* [EXERCISE OBJECTIVE]: Go through the listing below and list every line with "this".

* [PROVIDED DATA]:
================================
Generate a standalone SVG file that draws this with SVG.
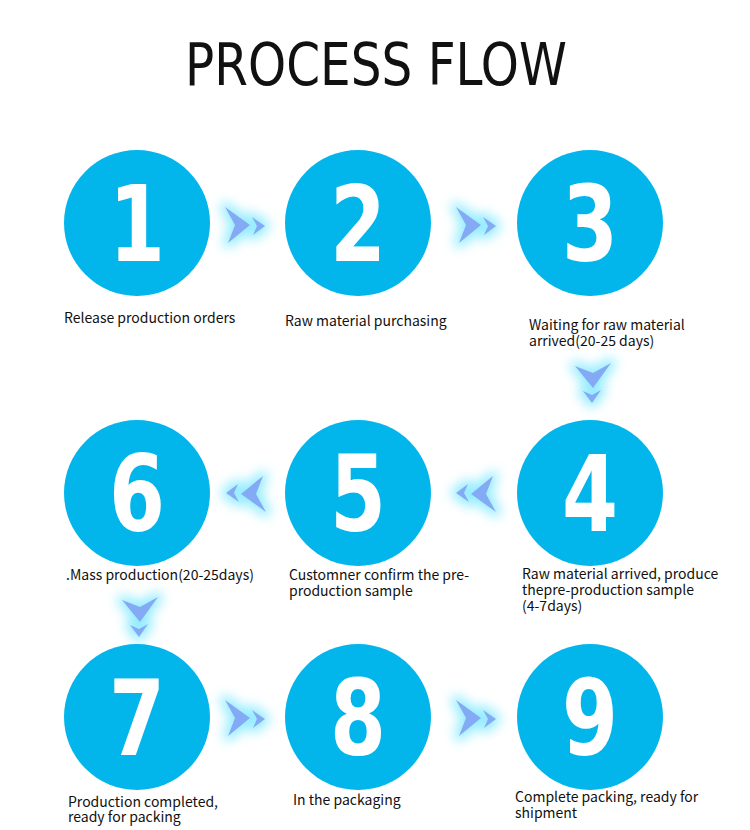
================================
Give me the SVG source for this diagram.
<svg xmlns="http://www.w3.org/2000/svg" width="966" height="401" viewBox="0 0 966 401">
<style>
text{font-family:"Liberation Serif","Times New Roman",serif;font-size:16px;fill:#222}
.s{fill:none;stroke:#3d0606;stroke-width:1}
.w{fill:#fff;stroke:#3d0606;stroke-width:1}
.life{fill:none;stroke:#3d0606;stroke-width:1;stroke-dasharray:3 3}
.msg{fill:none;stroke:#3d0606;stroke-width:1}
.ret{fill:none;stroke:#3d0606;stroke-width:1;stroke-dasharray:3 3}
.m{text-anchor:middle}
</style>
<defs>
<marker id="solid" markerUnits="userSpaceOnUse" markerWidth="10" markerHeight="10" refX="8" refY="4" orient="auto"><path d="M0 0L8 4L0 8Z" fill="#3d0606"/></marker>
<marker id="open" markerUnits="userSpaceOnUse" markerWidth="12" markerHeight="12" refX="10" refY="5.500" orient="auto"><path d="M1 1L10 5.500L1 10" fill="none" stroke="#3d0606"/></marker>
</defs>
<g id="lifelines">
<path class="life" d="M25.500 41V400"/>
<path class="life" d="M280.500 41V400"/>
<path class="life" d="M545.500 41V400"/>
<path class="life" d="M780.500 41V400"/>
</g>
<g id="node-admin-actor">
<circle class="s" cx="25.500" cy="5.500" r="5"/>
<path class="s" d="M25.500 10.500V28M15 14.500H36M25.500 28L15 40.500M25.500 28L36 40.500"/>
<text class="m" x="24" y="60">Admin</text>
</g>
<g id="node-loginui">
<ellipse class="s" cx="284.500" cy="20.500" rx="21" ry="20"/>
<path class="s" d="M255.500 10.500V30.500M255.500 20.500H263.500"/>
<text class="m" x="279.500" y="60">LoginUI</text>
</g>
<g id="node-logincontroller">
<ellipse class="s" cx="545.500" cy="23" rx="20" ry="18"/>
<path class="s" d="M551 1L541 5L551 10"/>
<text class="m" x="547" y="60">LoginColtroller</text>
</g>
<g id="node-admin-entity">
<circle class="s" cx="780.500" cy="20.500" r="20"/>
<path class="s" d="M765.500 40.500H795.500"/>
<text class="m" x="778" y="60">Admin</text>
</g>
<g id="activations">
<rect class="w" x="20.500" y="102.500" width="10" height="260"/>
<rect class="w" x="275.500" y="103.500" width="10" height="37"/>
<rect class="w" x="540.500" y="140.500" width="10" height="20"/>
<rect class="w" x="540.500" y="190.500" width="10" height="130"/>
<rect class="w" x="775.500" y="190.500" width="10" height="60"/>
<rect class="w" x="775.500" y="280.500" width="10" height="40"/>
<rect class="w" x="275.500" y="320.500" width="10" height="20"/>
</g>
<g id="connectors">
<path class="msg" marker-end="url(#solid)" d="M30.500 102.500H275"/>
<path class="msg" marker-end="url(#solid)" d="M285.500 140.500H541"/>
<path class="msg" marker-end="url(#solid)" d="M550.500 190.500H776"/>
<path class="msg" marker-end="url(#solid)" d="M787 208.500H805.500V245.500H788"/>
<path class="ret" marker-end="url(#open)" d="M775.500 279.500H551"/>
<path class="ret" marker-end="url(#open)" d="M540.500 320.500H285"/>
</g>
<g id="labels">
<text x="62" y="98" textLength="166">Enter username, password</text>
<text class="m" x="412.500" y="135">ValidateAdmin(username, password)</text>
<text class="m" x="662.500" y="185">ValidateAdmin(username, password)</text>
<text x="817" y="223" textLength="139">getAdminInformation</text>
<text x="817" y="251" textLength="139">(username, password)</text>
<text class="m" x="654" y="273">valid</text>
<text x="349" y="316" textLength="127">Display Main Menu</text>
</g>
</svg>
================================
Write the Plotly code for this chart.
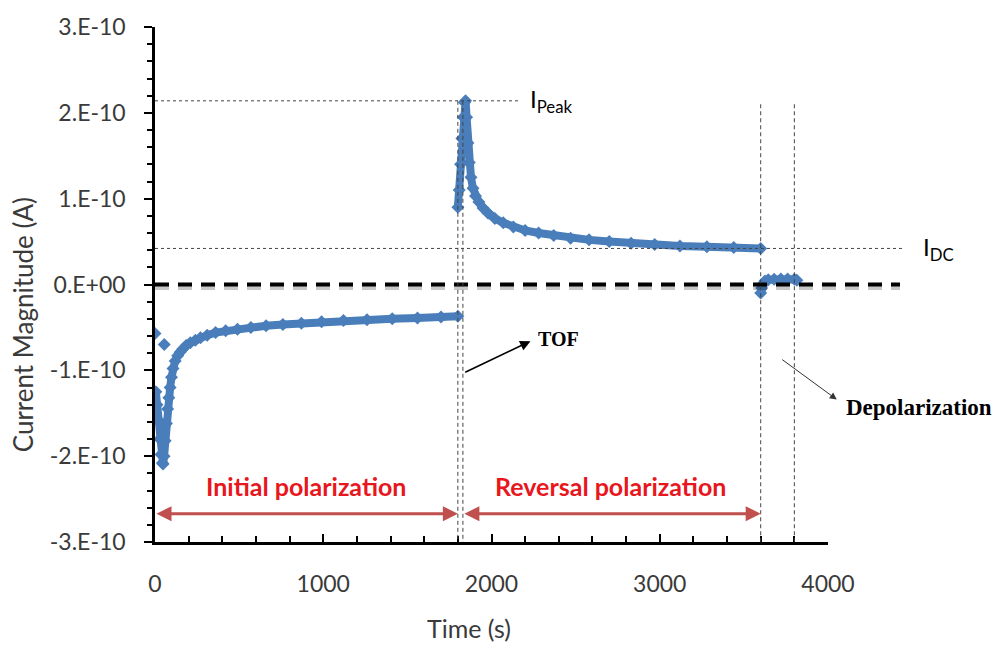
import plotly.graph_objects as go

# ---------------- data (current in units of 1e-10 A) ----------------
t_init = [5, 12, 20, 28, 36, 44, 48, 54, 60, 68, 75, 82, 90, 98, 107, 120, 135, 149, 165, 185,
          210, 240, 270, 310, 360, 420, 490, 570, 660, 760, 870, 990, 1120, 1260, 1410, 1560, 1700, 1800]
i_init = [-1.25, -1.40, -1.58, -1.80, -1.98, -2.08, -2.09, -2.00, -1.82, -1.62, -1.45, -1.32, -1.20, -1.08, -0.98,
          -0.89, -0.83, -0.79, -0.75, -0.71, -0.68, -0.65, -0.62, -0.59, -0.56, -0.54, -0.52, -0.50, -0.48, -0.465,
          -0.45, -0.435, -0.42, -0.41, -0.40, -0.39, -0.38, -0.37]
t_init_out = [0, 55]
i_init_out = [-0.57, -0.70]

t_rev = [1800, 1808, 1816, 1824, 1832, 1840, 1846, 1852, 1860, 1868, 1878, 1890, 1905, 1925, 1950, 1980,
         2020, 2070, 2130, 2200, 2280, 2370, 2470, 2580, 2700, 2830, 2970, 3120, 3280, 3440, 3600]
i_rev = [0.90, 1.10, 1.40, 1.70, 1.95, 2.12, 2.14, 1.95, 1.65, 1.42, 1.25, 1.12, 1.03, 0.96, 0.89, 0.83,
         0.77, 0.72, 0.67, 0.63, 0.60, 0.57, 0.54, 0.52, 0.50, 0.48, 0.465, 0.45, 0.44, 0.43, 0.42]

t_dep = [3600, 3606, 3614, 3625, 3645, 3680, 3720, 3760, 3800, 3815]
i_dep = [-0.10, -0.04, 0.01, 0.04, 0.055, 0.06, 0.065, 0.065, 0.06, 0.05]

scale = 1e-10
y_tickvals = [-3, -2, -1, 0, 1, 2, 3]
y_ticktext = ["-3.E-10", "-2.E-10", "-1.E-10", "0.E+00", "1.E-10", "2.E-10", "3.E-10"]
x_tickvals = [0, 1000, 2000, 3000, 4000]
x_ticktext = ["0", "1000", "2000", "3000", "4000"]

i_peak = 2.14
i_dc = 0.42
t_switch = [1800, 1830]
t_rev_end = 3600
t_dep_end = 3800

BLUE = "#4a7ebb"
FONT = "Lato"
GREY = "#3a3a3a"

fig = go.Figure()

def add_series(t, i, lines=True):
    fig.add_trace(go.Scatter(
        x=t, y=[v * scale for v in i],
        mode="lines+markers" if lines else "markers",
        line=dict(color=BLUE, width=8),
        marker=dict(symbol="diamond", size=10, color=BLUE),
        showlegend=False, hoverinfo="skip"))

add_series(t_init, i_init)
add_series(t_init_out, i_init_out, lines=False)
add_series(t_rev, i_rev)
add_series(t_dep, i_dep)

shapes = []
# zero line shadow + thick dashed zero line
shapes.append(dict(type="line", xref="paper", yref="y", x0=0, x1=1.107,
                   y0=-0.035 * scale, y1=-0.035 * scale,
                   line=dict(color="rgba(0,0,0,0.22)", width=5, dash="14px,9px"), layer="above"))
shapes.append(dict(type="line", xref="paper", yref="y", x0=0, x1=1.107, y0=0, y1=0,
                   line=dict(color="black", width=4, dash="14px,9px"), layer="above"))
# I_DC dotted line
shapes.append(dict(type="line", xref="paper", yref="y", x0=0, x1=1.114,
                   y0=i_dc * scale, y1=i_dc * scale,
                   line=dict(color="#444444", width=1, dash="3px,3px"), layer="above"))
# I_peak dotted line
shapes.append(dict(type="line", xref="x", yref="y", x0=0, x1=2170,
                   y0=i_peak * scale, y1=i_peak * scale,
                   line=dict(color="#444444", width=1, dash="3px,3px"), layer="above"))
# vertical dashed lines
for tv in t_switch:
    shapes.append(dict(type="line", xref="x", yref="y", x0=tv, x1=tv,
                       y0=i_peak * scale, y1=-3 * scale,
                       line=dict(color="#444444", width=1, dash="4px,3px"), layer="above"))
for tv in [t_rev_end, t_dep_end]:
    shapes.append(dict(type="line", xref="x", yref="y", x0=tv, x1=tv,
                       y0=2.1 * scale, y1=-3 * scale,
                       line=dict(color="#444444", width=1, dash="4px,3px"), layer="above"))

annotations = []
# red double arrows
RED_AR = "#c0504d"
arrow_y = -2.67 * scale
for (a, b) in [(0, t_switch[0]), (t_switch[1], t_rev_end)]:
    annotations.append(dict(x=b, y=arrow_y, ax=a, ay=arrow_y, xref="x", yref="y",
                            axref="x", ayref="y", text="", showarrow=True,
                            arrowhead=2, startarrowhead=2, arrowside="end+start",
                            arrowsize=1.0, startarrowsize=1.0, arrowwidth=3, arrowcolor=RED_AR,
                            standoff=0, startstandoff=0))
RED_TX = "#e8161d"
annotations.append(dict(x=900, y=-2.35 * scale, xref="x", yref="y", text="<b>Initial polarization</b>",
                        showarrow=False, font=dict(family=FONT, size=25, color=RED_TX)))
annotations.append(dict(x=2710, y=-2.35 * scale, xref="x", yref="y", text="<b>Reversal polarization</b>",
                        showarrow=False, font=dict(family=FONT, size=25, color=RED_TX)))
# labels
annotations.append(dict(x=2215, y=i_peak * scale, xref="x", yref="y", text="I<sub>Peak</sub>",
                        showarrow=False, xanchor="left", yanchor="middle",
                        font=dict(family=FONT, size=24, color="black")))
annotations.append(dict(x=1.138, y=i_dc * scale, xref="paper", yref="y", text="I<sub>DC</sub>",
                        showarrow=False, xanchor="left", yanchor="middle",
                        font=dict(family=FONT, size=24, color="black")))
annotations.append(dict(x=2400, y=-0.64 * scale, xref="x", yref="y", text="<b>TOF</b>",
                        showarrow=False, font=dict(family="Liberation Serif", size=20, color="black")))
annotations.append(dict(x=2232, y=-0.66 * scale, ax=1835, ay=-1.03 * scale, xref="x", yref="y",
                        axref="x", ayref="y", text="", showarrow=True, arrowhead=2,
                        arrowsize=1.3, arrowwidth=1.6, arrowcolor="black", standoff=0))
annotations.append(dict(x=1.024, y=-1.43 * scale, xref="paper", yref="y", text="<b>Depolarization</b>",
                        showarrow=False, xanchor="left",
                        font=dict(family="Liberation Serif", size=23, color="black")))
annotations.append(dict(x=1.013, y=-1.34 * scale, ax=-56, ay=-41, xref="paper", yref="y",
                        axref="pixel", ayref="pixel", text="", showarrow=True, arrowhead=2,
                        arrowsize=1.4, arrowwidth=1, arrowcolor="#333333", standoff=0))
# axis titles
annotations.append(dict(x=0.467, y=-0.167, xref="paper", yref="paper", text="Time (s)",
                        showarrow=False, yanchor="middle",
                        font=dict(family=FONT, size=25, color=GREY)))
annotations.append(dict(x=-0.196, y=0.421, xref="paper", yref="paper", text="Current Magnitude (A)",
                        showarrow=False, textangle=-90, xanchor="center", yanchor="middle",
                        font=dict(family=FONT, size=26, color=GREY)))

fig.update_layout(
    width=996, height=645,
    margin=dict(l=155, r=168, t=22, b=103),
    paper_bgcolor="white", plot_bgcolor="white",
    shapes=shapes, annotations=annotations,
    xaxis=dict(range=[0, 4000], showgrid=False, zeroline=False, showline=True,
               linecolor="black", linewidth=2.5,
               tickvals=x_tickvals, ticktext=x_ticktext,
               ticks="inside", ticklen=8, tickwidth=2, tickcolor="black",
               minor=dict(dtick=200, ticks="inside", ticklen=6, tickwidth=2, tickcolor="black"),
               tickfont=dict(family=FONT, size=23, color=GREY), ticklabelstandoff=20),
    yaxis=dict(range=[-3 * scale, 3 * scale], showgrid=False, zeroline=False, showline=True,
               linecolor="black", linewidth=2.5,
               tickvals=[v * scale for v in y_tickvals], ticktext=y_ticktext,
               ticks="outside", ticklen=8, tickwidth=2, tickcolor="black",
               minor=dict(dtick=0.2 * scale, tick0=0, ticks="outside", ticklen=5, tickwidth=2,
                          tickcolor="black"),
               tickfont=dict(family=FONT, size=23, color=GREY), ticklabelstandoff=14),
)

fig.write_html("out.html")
================================
* [COMPLETE RESPONSE]:
Generate a standalone SVG file that draws this with SVG.
Give me the SVG source for this diagram.
Write the Plotly code for this chart.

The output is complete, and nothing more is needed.